_Data extract_
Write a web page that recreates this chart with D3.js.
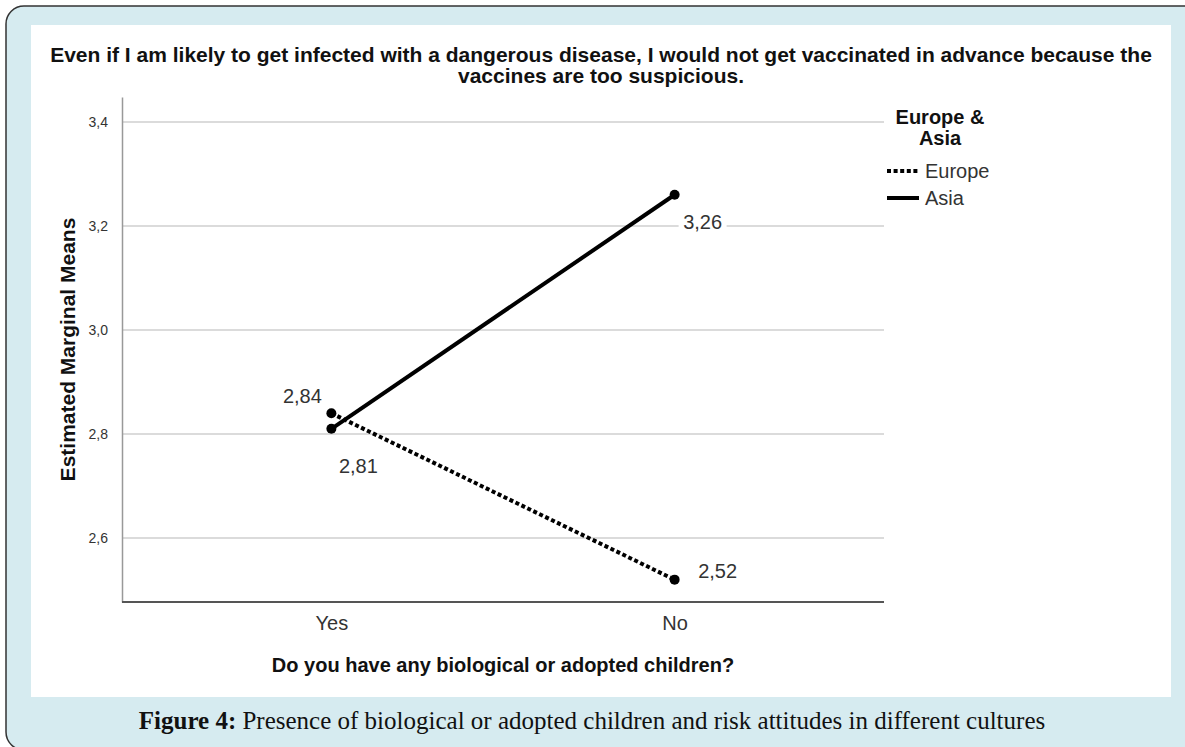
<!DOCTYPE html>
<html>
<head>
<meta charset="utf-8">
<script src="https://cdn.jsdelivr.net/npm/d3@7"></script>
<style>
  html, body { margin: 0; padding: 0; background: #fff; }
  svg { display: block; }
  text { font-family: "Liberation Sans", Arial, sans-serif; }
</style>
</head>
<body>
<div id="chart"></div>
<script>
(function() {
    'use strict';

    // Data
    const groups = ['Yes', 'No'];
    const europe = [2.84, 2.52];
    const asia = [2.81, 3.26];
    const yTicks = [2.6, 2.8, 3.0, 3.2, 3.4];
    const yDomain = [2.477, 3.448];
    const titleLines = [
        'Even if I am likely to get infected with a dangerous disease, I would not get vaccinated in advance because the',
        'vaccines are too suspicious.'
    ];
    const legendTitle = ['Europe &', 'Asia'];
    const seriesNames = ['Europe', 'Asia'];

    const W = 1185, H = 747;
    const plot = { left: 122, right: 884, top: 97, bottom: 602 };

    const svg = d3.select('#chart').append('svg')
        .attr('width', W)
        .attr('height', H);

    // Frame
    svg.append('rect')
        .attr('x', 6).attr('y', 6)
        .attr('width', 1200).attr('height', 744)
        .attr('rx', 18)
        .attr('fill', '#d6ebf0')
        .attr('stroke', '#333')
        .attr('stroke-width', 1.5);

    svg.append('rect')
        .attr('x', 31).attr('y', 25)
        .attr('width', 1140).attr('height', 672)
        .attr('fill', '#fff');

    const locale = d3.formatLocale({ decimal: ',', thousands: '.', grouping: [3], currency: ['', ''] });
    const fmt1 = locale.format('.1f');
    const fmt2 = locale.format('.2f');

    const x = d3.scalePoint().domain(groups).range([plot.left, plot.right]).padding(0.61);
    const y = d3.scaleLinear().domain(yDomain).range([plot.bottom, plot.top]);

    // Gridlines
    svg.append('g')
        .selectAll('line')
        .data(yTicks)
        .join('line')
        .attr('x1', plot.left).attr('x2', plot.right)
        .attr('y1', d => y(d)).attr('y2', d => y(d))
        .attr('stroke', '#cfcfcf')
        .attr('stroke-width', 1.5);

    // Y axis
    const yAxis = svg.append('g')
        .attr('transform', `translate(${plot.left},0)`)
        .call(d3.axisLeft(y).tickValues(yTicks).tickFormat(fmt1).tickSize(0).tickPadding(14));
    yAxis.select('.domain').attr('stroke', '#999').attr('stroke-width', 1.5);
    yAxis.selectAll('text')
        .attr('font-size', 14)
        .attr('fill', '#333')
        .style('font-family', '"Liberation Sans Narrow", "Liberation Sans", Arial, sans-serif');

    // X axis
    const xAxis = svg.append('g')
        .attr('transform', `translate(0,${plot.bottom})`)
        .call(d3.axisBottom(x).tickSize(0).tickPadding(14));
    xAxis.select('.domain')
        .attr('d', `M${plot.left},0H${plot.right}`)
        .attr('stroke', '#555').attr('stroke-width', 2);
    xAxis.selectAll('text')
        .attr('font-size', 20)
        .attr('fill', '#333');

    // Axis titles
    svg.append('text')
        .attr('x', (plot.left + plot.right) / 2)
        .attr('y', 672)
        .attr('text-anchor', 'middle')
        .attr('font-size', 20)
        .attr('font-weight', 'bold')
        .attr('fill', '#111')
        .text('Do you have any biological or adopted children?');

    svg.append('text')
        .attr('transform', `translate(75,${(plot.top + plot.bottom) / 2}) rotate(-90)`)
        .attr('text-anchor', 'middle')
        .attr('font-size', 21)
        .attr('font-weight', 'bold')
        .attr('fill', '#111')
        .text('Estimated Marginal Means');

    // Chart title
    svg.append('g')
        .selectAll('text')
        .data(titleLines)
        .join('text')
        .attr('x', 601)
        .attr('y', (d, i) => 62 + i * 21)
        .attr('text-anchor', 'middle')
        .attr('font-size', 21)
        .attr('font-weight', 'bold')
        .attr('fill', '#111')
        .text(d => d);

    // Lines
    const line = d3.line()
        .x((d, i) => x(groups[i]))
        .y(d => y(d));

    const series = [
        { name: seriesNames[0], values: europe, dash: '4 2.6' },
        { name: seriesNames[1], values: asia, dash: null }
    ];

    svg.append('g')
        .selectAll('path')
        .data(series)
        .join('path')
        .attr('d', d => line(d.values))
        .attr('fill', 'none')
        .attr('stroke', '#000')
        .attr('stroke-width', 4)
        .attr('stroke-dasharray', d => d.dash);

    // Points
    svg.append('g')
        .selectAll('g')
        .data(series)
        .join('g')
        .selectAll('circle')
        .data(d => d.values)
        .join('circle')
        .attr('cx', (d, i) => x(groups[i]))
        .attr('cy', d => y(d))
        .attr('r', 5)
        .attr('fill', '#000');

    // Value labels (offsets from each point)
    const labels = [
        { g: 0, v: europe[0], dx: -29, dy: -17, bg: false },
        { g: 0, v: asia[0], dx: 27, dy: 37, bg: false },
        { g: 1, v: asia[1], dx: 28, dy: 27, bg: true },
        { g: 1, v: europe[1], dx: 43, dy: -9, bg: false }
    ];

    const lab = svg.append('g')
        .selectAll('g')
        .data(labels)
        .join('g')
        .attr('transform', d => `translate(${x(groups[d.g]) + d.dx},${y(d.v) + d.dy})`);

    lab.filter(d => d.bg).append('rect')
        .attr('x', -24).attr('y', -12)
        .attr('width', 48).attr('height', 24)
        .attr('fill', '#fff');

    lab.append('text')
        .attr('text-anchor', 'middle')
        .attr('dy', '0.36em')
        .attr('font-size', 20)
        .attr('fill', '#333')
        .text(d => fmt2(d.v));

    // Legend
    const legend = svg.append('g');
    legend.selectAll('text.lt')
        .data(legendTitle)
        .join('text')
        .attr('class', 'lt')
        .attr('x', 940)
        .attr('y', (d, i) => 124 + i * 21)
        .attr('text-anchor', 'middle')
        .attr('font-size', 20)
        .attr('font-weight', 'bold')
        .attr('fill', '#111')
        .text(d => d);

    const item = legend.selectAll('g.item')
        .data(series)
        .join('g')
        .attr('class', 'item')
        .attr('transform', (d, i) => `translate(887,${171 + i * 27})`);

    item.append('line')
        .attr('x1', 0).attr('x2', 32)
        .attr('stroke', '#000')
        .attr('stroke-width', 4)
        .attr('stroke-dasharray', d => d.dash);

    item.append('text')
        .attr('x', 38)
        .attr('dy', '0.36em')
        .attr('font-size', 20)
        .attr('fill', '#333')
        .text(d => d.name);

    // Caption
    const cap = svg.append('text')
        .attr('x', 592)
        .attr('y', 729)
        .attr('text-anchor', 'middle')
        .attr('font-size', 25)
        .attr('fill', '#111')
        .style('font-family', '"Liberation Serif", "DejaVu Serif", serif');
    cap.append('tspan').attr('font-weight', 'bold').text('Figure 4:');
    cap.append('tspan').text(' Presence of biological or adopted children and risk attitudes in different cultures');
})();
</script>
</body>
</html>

_Aim_
Copy the whole listing above word for word but do not carry over the pictures.

_The response_
Write a web page that recreates this chart with D3.js.
<!DOCTYPE html>
<html>
<head>
<meta charset="utf-8">
<script src="https://cdn.jsdelivr.net/npm/d3@7"></script>
<style>
  html, body { margin: 0; padding: 0; background: #fff; }
  svg { display: block; }
  text { font-family: "Liberation Sans", Arial, sans-serif; }
</style>
</head>
<body>
<div id="chart"></div>
<script>
(function() {
    'use strict';

    // Data
    const groups = ['Yes', 'No'];
    const europe = [2.84, 2.52];
    const asia = [2.81, 3.26];
    const yTicks = [2.6, 2.8, 3.0, 3.2, 3.4];
    const yDomain = [2.477, 3.448];
    const titleLines = [
        'Even if I am likely to get infected with a dangerous disease, I would not get vaccinated in advance because the',
        'vaccines are too suspicious.'
    ];
    const legendTitle = ['Europe &', 'Asia'];
    const seriesNames = ['Europe', 'Asia'];

    const W = 1185, H = 747;
    const plot = { left: 122, right: 884, top: 97, bottom: 602 };

    const svg = d3.select('#chart').append('svg')
        .attr('width', W)
        .attr('height', H);

    // Frame
    svg.append('rect')
        .attr('x', 6).attr('y', 6)
        .attr('width', 1200).attr('height', 744)
        .attr('rx', 18)
        .attr('fill', '#d6ebf0')
        .attr('stroke', '#333')
        .attr('stroke-width', 1.5);

    svg.append('rect')
        .attr('x', 31).attr('y', 25)
        .attr('width', 1140).attr('height', 672)
        .attr('fill', '#fff');

    const locale = d3.formatLocale({ decimal: ',', thousands: '.', grouping: [3], currency: ['', ''] });
    const fmt1 = locale.format('.1f');
    const fmt2 = locale.format('.2f');

    const x = d3.scalePoint().domain(groups).range([plot.left, plot.right]).padding(0.61);
    const y = d3.scaleLinear().domain(yDomain).range([plot.bottom, plot.top]);

    // Gridlines
    svg.append('g')
        .selectAll('line')
        .data(yTicks)
        .join('line')
        .attr('x1', plot.left).attr('x2', plot.right)
        .attr('y1', d => y(d)).attr('y2', d => y(d))
        .attr('stroke', '#cfcfcf')
        .attr('stroke-width', 1.5);

    // Y axis
    const yAxis = svg.append('g')
        .attr('transform', `translate(${plot.left},0)`)
        .call(d3.axisLeft(y).tickValues(yTicks).tickFormat(fmt1).tickSize(0).tickPadding(14));
    yAxis.select('.domain').attr('stroke', '#999').attr('stroke-width', 1.5);
    yAxis.selectAll('text')
        .attr('font-size', 14)
        .attr('fill', '#333')
        .style('font-family', '"Liberation Sans Narrow", "Liberation Sans", Arial, sans-serif');

    // X axis
    const xAxis = svg.append('g')
        .attr('transform', `translate(0,${plot.bottom})`)
        .call(d3.axisBottom(x).tickSize(0).tickPadding(14));
    xAxis.select('.domain')
        .attr('d', `M${plot.left},0H${plot.right}`)
        .attr('stroke', '#555').attr('stroke-width', 2);
    xAxis.selectAll('text')
        .attr('font-size', 20)
        .attr('fill', '#333');

    // Axis titles
    svg.append('text')
        .attr('x', (plot.left + plot.right) / 2)
        .attr('y', 672)
        .attr('text-anchor', 'middle')
        .attr('font-size', 20)
        .attr('font-weight', 'bold')
        .attr('fill', '#111')
        .text('Do you have any biological or adopted children?');

    svg.append('text')
        .attr('transform', `translate(75,${(plot.top + plot.bottom) / 2}) rotate(-90)`)
        .attr('text-anchor', 'middle')
        .attr('font-size', 21)
        .attr('font-weight', 'bold')
        .attr('fill', '#111')
        .text('Estimated Marginal Means');

    // Chart title
    svg.append('g')
        .selectAll('text')
        .data(titleLines)
        .join('text')
        .attr('x', 601)
        .attr('y', (d, i) => 62 + i * 21)
        .attr('text-anchor', 'middle')
        .attr('font-size', 21)
        .attr('font-weight', 'bold')
        .attr('fill', '#111')
        .text(d => d);

    // Lines
    const line = d3.line()
        .x((d, i) => x(groups[i]))
        .y(d => y(d));

    const series = [
        { name: seriesNames[0], values: europe, dash: '4 2.6' },
        { name: seriesNames[1], values: asia, dash: null }
    ];

    svg.append('g')
        .selectAll('path')
        .data(series)
        .join('path')
        .attr('d', d => line(d.values))
        .attr('fill', 'none')
        .attr('stroke', '#000')
        .attr('stroke-width', 4)
        .attr('stroke-dasharray', d => d.dash);

    // Points
    svg.append('g')
        .selectAll('g')
        .data(series)
        .join('g')
        .selectAll('circle')
        .data(d => d.values)
        .join('circle')
        .attr('cx', (d, i) => x(groups[i]))
        .attr('cy', d => y(d))
        .attr('r', 5)
        .attr('fill', '#000');

    // Value labels (offsets from each point)
    const labels = [
        { g: 0, v: europe[0], dx: -29, dy: -17, bg: false },
        { g: 0, v: asia[0], dx: 27, dy: 37, bg: false },
        { g: 1, v: asia[1], dx: 28, dy: 27, bg: true },
        { g: 1, v: europe[1], dx: 43, dy: -9, bg: false }
    ];

    const lab = svg.append('g')
        .selectAll('g')
        .data(labels)
        .join('g')
        .attr('transform', d => `translate(${x(groups[d.g]) + d.dx},${y(d.v) + d.dy})`);

    lab.filter(d => d.bg).append('rect')
        .attr('x', -24).attr('y', -12)
        .attr('width', 48).attr('height', 24)
        .attr('fill', '#fff');

    lab.append('text')
        .attr('text-anchor', 'middle')
        .attr('dy', '0.36em')
        .attr('font-size', 20)
        .attr('fill', '#333')
        .text(d => fmt2(d.v));

    // Legend
    const legend = svg.append('g');
    legend.selectAll('text.lt')
        .data(legendTitle)
        .join('text')
        .attr('class', 'lt')
        .attr('x', 940)
        .attr('y', (d, i) => 124 + i * 21)
        .attr('text-anchor', 'middle')
        .attr('font-size', 20)
        .attr('font-weight', 'bold')
        .attr('fill', '#111')
        .text(d => d);

    const item = legend.selectAll('g.item')
        .data(series)
        .join('g')
        .attr('class', 'item')
        .attr('transform', (d, i) => `translate(887,${171 + i * 27})`);

    item.append('line')
        .attr('x1', 0).attr('x2', 32)
        .attr('stroke', '#000')
        .attr('stroke-width', 4)
        .attr('stroke-dasharray', d => d.dash);

    item.append('text')
        .attr('x', 38)
        .attr('dy', '0.36em')
        .attr('font-size', 20)
        .attr('fill', '#333')
        .text(d => d.name);

    // Caption
    const cap = svg.append('text')
        .attr('x', 592)
        .attr('y', 729)
        .attr('text-anchor', 'middle')
        .attr('font-size', 25)
        .attr('fill', '#111')
        .style('font-family', '"Liberation Serif", "DejaVu Serif", serif');
    cap.append('tspan').attr('font-weight', 'bold').text('Figure 4:');
    cap.append('tspan').text(' Presence of biological or adopted children and risk attitudes in different cultures');
})();
</script>
</body>
</html>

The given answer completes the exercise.